Des mécaniciens, sans attache à une machine-outil, avaient aussi leur caisse à outils spécifiques et se rendaient sur demande à la production pour le montage d’une nouvelle rame. Il nous arrivait aussi d’être présents ainsi que d’autres professionnels. Dans ce cas, un cadre supérieur dirigeait et supervisait les travaux.

D’autres mécaniciens étaient à demeure à la production pour des travaux qui réclamaient une présence constante ou des réglage fréquents comme ce fut le cas à la carderie, aux feutreuses, et annexes qui leur étaient associées. Se sont des indépendants sous les ordres directs de monsieur Jules Piquart, lui-même en bleu de travail, car il n’était pas avare à donner un coup de main ou un coup de gueule.

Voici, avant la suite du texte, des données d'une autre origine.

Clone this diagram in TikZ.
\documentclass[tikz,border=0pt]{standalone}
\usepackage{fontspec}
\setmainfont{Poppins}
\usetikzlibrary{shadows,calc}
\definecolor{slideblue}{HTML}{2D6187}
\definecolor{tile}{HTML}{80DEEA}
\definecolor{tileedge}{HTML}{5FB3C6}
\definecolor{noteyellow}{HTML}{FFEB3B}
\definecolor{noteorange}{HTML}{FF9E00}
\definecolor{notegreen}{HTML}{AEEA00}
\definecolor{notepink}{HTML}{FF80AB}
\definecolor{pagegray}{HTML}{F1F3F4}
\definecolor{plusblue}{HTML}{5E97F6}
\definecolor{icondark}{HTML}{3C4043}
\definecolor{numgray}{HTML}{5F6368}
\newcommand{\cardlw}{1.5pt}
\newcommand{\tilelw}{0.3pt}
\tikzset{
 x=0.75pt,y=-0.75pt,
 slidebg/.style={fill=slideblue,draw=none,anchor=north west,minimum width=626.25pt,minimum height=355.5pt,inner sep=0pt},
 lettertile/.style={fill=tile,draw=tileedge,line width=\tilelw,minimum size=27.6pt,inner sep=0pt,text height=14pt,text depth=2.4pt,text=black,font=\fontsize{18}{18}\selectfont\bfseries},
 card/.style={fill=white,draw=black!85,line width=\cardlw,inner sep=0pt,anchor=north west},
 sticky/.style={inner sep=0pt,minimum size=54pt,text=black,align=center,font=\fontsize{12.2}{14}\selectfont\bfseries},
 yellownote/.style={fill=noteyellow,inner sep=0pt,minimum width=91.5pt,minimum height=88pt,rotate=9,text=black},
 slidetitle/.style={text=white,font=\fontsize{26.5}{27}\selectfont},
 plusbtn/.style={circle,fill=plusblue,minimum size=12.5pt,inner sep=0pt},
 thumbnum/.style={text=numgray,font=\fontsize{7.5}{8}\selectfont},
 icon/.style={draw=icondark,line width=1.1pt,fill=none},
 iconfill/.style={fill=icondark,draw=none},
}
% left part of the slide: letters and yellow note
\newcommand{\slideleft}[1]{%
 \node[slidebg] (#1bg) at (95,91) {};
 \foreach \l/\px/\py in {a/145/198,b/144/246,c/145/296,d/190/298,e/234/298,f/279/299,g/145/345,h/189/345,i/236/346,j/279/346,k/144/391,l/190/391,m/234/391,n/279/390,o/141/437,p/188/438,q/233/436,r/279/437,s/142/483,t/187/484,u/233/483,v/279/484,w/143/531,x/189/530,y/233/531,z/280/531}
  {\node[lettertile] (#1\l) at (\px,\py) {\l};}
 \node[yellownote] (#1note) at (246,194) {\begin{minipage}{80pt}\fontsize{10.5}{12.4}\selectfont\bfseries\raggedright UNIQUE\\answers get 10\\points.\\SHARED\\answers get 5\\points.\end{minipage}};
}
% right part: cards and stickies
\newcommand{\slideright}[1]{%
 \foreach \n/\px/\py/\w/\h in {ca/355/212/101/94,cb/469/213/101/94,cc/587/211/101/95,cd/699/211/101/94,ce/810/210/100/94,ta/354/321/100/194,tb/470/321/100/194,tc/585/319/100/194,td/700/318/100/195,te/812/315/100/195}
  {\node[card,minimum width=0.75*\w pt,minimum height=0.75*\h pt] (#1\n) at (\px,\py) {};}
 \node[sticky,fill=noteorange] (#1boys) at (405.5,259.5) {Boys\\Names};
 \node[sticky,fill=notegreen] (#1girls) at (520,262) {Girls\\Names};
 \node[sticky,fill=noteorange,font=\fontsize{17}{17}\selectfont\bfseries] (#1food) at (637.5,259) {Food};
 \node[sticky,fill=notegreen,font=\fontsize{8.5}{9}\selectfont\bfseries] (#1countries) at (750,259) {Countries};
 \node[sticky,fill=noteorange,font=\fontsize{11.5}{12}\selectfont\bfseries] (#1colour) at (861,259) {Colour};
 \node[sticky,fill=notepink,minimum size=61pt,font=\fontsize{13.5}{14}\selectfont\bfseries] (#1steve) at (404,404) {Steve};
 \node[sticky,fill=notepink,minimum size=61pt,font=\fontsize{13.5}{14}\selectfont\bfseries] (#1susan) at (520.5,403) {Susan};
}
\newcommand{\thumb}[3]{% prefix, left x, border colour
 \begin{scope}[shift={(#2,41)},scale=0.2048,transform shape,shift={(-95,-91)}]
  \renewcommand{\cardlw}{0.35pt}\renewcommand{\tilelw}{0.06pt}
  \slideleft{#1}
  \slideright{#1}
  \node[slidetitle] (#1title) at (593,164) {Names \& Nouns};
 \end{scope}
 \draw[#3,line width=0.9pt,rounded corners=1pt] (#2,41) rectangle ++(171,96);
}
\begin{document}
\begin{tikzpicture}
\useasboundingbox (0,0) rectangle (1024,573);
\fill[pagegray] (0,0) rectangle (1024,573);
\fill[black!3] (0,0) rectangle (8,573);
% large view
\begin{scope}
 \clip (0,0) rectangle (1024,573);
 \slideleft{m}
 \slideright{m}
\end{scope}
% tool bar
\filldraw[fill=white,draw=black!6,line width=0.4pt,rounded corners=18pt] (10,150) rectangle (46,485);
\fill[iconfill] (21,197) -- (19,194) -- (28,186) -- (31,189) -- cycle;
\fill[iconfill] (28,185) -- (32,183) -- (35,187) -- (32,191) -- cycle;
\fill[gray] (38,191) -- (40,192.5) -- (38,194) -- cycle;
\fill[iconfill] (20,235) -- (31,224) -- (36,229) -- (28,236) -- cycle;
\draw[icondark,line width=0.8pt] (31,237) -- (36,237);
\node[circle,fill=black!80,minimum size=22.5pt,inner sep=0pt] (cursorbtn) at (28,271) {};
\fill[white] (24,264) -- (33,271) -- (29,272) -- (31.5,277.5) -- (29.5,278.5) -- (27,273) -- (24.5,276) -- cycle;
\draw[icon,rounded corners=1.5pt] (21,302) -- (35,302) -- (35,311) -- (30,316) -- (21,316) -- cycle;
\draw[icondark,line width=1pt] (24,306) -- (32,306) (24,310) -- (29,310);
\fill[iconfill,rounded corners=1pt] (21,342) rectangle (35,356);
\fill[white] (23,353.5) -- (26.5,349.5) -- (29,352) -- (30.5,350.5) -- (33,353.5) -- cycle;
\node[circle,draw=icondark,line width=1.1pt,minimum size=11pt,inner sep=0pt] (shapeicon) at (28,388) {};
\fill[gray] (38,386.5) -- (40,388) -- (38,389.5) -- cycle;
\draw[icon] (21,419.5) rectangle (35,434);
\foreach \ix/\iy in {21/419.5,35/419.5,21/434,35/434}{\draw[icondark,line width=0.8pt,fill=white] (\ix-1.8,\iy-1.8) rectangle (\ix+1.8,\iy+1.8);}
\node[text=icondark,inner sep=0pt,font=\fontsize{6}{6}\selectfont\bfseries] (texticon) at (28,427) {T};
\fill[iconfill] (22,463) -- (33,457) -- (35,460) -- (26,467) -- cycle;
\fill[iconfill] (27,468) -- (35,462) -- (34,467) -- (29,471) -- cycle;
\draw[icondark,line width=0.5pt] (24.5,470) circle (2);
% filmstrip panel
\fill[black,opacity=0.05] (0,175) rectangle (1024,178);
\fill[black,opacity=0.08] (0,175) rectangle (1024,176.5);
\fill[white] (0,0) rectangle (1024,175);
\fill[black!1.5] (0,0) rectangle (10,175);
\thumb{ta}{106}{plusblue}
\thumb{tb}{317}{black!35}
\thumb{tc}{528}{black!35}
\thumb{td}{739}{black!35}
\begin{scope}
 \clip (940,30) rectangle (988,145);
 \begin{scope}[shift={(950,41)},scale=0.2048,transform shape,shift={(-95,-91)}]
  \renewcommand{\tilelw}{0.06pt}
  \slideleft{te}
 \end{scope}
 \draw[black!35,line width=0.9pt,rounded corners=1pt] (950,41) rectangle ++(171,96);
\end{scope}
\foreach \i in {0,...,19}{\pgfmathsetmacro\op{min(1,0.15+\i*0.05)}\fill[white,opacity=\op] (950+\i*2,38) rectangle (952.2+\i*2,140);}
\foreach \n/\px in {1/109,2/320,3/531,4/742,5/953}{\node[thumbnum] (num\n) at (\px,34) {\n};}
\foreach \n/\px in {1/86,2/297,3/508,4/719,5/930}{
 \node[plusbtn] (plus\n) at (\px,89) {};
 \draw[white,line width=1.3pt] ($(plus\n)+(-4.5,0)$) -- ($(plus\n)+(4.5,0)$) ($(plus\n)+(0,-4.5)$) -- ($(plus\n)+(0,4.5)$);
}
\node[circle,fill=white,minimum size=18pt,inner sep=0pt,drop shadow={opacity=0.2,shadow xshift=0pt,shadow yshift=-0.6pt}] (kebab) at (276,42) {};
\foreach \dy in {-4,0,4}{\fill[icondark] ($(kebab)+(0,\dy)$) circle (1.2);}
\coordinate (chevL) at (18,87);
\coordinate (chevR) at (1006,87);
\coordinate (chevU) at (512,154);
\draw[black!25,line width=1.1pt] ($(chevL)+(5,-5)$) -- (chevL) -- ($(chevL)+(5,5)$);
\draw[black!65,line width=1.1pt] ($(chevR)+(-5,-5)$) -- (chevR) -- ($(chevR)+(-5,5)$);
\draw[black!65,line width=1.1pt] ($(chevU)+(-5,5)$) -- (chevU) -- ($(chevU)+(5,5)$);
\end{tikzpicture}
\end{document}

A la filature et au tissage des régleurs, dont monsieur Paquis, avaient la charge d'affiner avec minutie les nombreuses interventions sur les mécanismes compliqués afin que les ouvrières puissent en tirer profit sans interruption. Ces mécaniciens là étaient tirés à quatre épingles, leur tâche ne salissait leur réputation.

En traversant cette entité (*), on débouchait sur un autre monde, celui de la production.

R.Louis

(*) L’atelier des maçons, que dirigeait monsieur Chapat, se situait à l’extérieur près des effilocheuses.